The next step was figuring out how to build the document that would be stored in the cache. Thankfully, ReactDOMServer has the ability to render a React application to a string. This is normally used for server-side rendering of React-powered applications. This feature also allows the React library to passively attach to the server-side page without causing the DOM to be modified. With some small modifications, we were able to build a simple mechanism in a Web Worker to produce this cached document string off of the main thread. Keeping this work off of the main thread would help maintain responsiveness.

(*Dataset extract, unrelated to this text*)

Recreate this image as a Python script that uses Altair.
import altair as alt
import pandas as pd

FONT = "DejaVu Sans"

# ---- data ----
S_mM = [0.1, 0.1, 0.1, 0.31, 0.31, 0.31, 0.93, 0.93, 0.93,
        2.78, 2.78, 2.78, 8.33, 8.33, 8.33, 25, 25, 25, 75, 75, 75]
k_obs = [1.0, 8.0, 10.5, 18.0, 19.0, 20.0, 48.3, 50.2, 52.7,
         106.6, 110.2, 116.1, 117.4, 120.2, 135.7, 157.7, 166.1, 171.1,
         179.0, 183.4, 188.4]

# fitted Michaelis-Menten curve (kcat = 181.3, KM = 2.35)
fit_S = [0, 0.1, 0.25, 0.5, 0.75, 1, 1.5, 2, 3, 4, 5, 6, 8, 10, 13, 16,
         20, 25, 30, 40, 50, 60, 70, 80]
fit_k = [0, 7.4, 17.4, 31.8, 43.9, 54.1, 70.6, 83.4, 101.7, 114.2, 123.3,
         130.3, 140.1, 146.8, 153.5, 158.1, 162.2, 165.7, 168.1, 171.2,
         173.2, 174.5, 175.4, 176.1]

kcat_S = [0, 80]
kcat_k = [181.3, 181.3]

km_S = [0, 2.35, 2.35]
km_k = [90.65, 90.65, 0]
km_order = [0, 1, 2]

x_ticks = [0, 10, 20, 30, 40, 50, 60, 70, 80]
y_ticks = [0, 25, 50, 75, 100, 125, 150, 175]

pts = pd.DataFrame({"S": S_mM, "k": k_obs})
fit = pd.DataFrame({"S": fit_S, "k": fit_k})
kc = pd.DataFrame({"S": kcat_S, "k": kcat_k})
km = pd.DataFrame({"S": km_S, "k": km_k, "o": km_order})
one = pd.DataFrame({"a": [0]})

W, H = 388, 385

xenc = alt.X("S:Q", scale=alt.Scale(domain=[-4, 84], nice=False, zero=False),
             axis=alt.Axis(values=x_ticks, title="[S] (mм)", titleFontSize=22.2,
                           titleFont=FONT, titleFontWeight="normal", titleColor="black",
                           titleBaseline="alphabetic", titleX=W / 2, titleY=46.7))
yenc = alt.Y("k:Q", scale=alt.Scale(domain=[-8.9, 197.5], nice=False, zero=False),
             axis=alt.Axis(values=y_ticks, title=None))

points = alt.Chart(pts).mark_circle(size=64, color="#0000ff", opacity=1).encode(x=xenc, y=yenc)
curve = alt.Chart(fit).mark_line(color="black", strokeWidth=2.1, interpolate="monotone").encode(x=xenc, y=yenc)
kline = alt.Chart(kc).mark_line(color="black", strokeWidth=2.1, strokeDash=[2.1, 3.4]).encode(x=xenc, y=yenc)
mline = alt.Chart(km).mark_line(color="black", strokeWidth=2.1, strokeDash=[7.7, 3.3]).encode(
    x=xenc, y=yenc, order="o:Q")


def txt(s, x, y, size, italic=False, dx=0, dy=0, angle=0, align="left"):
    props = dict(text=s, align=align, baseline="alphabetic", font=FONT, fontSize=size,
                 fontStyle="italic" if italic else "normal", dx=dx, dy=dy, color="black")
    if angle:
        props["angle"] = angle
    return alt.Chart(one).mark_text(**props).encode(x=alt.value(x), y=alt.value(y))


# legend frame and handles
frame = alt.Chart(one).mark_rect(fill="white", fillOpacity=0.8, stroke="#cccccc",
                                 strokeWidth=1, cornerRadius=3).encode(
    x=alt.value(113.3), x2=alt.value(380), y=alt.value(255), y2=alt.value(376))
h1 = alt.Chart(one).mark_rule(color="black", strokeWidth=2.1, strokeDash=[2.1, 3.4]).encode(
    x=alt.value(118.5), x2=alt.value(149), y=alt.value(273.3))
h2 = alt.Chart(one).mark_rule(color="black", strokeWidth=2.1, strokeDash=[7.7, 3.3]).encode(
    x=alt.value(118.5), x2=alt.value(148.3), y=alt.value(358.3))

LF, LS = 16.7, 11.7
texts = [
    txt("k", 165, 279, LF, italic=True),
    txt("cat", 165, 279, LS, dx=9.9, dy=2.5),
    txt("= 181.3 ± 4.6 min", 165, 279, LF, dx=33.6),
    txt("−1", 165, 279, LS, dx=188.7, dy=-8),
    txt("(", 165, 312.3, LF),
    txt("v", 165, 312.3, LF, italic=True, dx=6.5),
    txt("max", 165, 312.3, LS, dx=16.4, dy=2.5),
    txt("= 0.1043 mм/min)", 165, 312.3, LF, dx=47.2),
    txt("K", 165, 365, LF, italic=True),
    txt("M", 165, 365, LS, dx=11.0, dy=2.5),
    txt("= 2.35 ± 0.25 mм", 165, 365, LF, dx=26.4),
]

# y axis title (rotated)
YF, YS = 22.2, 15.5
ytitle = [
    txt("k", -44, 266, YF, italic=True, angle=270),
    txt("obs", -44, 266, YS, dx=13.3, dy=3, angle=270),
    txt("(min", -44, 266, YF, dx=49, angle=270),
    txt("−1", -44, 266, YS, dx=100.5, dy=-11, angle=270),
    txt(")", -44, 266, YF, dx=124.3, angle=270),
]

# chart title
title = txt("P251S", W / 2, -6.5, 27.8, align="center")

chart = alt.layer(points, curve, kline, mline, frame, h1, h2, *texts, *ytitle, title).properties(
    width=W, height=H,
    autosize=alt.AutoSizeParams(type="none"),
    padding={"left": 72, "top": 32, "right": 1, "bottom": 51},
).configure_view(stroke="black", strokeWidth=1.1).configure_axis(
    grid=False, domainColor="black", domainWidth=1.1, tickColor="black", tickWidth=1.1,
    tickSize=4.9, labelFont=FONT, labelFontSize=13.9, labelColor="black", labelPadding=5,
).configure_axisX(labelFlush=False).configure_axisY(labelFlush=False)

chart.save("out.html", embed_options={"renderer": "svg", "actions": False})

With those pieces of foundational work out of the way, it was time to figure out the cache storage mechanism. Firefox already has a startupcache module that it uses for static resources like markup and JavaScript, but that cache is not designed to be written to periodically at runtime. We would need something different.

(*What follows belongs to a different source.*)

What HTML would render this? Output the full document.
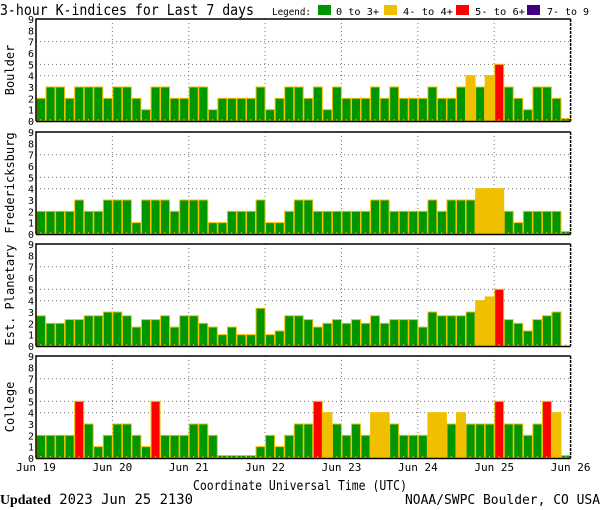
<!DOCTYPE html>
<html><head><meta charset="utf-8"><style>
html,body{margin:0;padding:0;background:#fff;width:600px;height:510px;overflow:hidden}
svg{display:block}
text{font-family:"DejaVu Sans Mono","Liberation Mono",monospace}
</style></head><body>
<svg id="chart" width="600" height="510" viewBox="0 0 600 510">
<text x="0" y="15" font-size="15" fill="#000" textLength="254" lengthAdjust="spacingAndGlyphs" font-family="Liberation Sans, sans-serif">3-hour K-indices for Last 7 days</text>
<g font-size="10">
<text x="272" y="15" textLength="39" lengthAdjust="spacingAndGlyphs">Legend:</text>
<rect x="318" y="5" width="13" height="10" fill="#009600"/>
<text x="336" y="15" textLength="43" lengthAdjust="spacingAndGlyphs">0 to 3+</text>
<rect x="384" y="5" width="13" height="10" fill="#f0c000"/>
<text x="403" y="15" textLength="50" lengthAdjust="spacingAndGlyphs">4- to 4+</text>
<rect x="456" y="5" width="13" height="10" fill="#ff0000"/>
<text x="475" y="15" textLength="50" lengthAdjust="spacingAndGlyphs">5- to 6+</text>
<rect x="527" y="5" width="13" height="10" fill="#400080"/>
<text x="547" y="15" textLength="42" lengthAdjust="spacingAndGlyphs">7- to 9</text>
</g>
<text x="193" y="490" font-size="13" textLength="214" lengthAdjust="spacingAndGlyphs">Coordinate Universal Time (UTC)</text>
<text x="0" y="504" font-size="14" textLength="193" lengthAdjust="spacingAndGlyphs"><tspan font-family="Liberation Serif, serif" font-weight="bold">Updated</tspan> 2023 Jun 25 2130</text>
<text x="405" y="504" font-size="13" textLength="195" lengthAdjust="spacingAndGlyphs">NOAA/SWPC Boulder, CO USA</text>
</svg>
<script>
const stations = ["Boulder","Fredericksburg","Est. Planetary","College"];
const boulder = [2,3,3,2,3,3,3,2, 3,3,2,1,3,3,2,2, 3,3,1,2,2,2,2,3, 1,2,3,3,2,3,1,3, 2,2,2,3,2,3,2,2, 2,3,2,2,3,4,3,4, 5,3,2,1,3,3,2,0.1];
const fredericksburg = [2,2,2,2,3,2,2,3, 3,3,1,3,3,3,2,3, 3,3,1,1,2,2,2,3, 1,1,2,3,3,2,2,2, 2,2,2,3,3,2,2,2, 2,3,2,3,3,3,4,4, 4,2,1,2,2,2,2,0.1];
const planetary = [2.67,2,2,2.33,2.33,2.67,2.67,3, 3,2.67,1.67,2.33,2.33,2.67,1.67,2.67, 2.67,2,1.67,1,1.67,1,1,3.33, 1,1.33,2.67,2.67,2.33,1.67,2,2.33, 2,2.33,2,2.67,2,2.33,2.33,2.33, 1.67,3,2.67,2.67,2.67,3,4,4.33, 5,2.33,2,1.33,2.33,2.67,3,0];
const college = [2,2,2,2,5,3,1,2, 3,3,2,1,5,2,2,2, 3,3,2,0.1,0.1,0.1,0.1,1, 2,1,2,3,3,5,4,3, 2,3,2,4,4,3,2,2, 2,4,4,3,4,3,3,3, 5,3,3,2,3,5,4,0.1];
const dayLabels = ["Jun 19","Jun 20","Jun 21","Jun 22","Jun 23","Jun 24","Jun 25","Jun 26"];
const yTicks = [0,1,2,3,4,5,6,7,8,9];
const gridLevels = [4,5,7];
const series = [boulder,fredericksburg,planetary,college];

const svg = document.getElementById('chart');
const NS = "http://www.w3.org/2000/svg";
const X0 = 36, PW = 534.6, NB = 56, H = 102;
const tops = [19,132,244,356];
const bw = PW/NB;
function xScale(i){ return X0 + i*bw; }
function yScale(top, v){ return top + H - v*H/9; }
function colorFor(v){ return v>=7?"#400080":v>=5?"#ff0000":v>=4?"#f0c000":"#009600"; }
function mk(tag, attrs){ const e=document.createElementNS(NS,tag); for(const k in attrs) e.setAttribute(k,attrs[k]); return e; }

series.forEach((data, p) => {
  const top = tops[p];
  const g = mk('g', {});
  
  
  svg.appendChild(g);
  gridLevels.forEach(l => {
    const ln = mk('line',{x1:X0,x2:X0+PW,y1:yScale(top,l),y2:yScale(top,l),stroke:"#777","stroke-width":1,"stroke-dasharray":"1,3"});
    
    
    g.appendChild(ln);
  });
  for(let d=1; d<7; d++){
    const x = xScale(d*8);
    const ln = mk('line',{x1:x,x2:x,y1:top,y2:top+H,stroke:"#777","stroke-width":1,"stroke-dasharray":"1,3"});
    
    
    g.appendChild(ln);
  }
  data.forEach((v,i) => {
    if(v>0){
      let y = yScale(top,v);
      if(top+H-y < 2.5) y = top+H-2.5;
      const r = mk('rect',{x:xScale(i)+0.5,y:y,width:bw-0.6,height:top+H-y,fill:colorFor(v),stroke:"#f0c000","stroke-width":1});
      
      
      g.appendChild(r);
    }
    const t = mk('rect',{x:xScale(i)+bw/2-0.5,y:top+H-2,width:1,height:2,fill:"#f0c000"});
    
    
    g.appendChild(t);
  });
  const frame = mk('path',{d:`M${X0},${top+H} L${X0},${top} L${X0+PW},${top}`,fill:"none",stroke:"#000","stroke-width":1.5});
  
  
  g.appendChild(frame);
  const right = mk('line',{x1:X0+PW,x2:X0+PW,y1:top,y2:top+H,stroke:"#000","stroke-width":1.5,"stroke-dasharray":"3,1"});
  
  
  g.appendChild(right);
  const base = mk('line',{x1:X0,x2:X0+PW,y1:top+H+0.5,y2:top+H+0.5,stroke:"#000","stroke-width":1.5});
  
  
  g.appendChild(base);
  yTicks.forEach(v => {
    const tx = mk('text',{x:34,y:yScale(top,v)+4,"font-size":10,"text-anchor":"end"});
    tx.textContent = v;
    
    
    g.appendChild(tx);
  });
  const lbl = mk('text',{x:0,y:0,"font-size":12,"text-anchor":"middle",transform:`translate(14,${top+H/2}) rotate(-90)`,"font-family":"Liberation Sans, sans-serif"});
  lbl.textContent = stations[p];
  
  
  g.appendChild(lbl);
});
dayLabels.forEach((d,i) => {
  const tx = mk('text',{x:xScale(i*8),y:471,"font-size":11,"text-anchor":"middle"});
  tx.textContent = d;
  
  
  svg.appendChild(tx);
});
</script>
</body></html>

We had originally supposed that we would need to give the privileged about content process special access to a file on the filesystem to read from and to write to (since our sandbox prevents content processes from accessing disks directly). Initial experiments along this line worried us — we didn’t like the idea of poking holes in the sandbox if we didn’t need to. Also, adding yet another read from the filesystem during startup seemed counter to our purposes.

We evaluated IndexedDB as a storage mechanism, but the DOM team talked us out of it. The performance characteristics of IndexedDB, especially during startup, were unlikely to work for us.

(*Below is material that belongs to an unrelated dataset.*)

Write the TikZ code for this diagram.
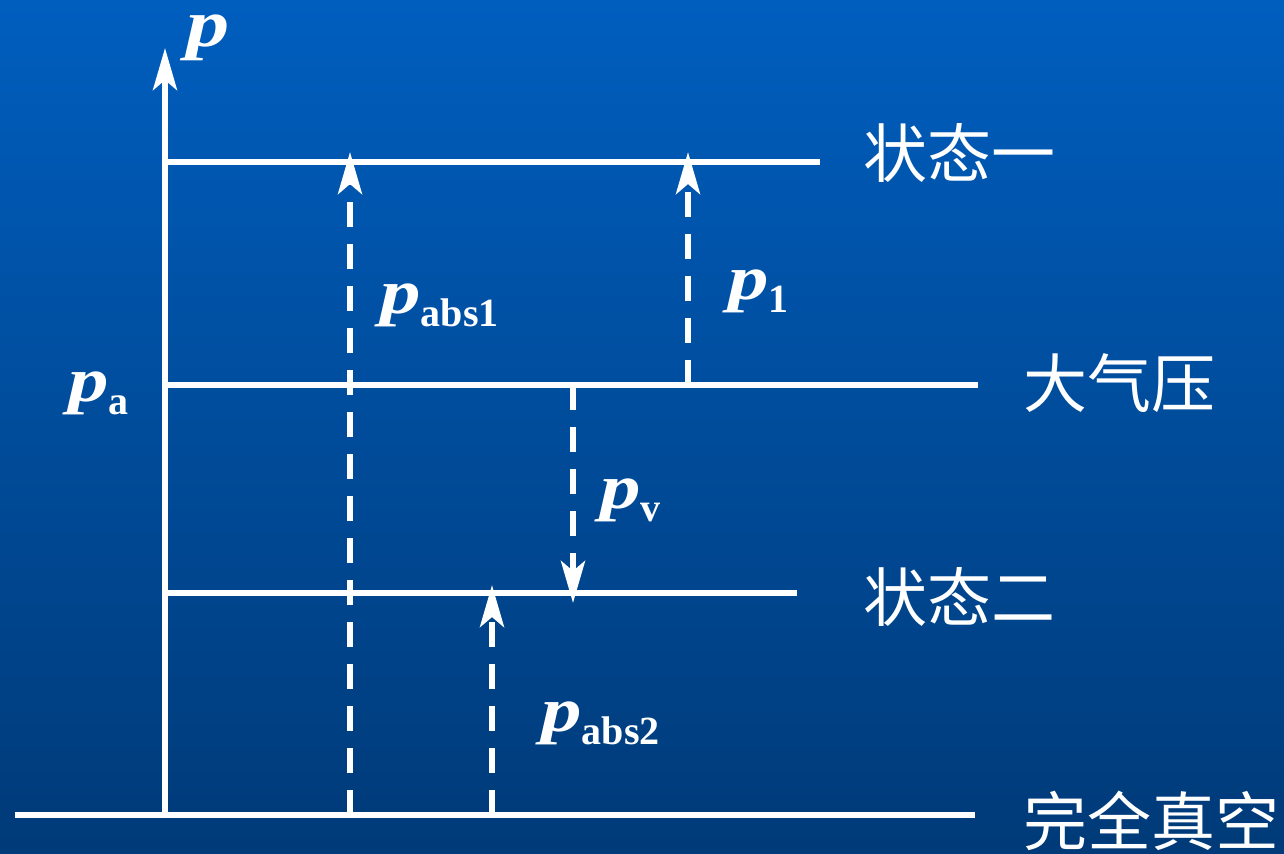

Finally, after some consulting, we were directed to the HTTP cache. The HTTP cache’s job is to cache pages that the user visits (when appropriate) and to offer those caches to the user instead of hitting the network when retrieving the resource within the expiration time⁷. Functionally speaking, this seemed like a storage mechanism perfectly suited to our purposes.

After consulting with the Necko team and building a few proof-of-concepts, we figured out how to tie the whole system together. Importantly, we figured out how to get the initial about:home load to pull a document out from the HTTP cache rather than reading it from the application resource package.

We also figured out the cache writing mechanism. The cached document that would periodically get built inside of the privileged about content process inside of a Worker off of the main thread, would then send that data back up to the parent to stream into the cache.

At this point, we felt we had all of the pieces that we needed. Construction on each component began.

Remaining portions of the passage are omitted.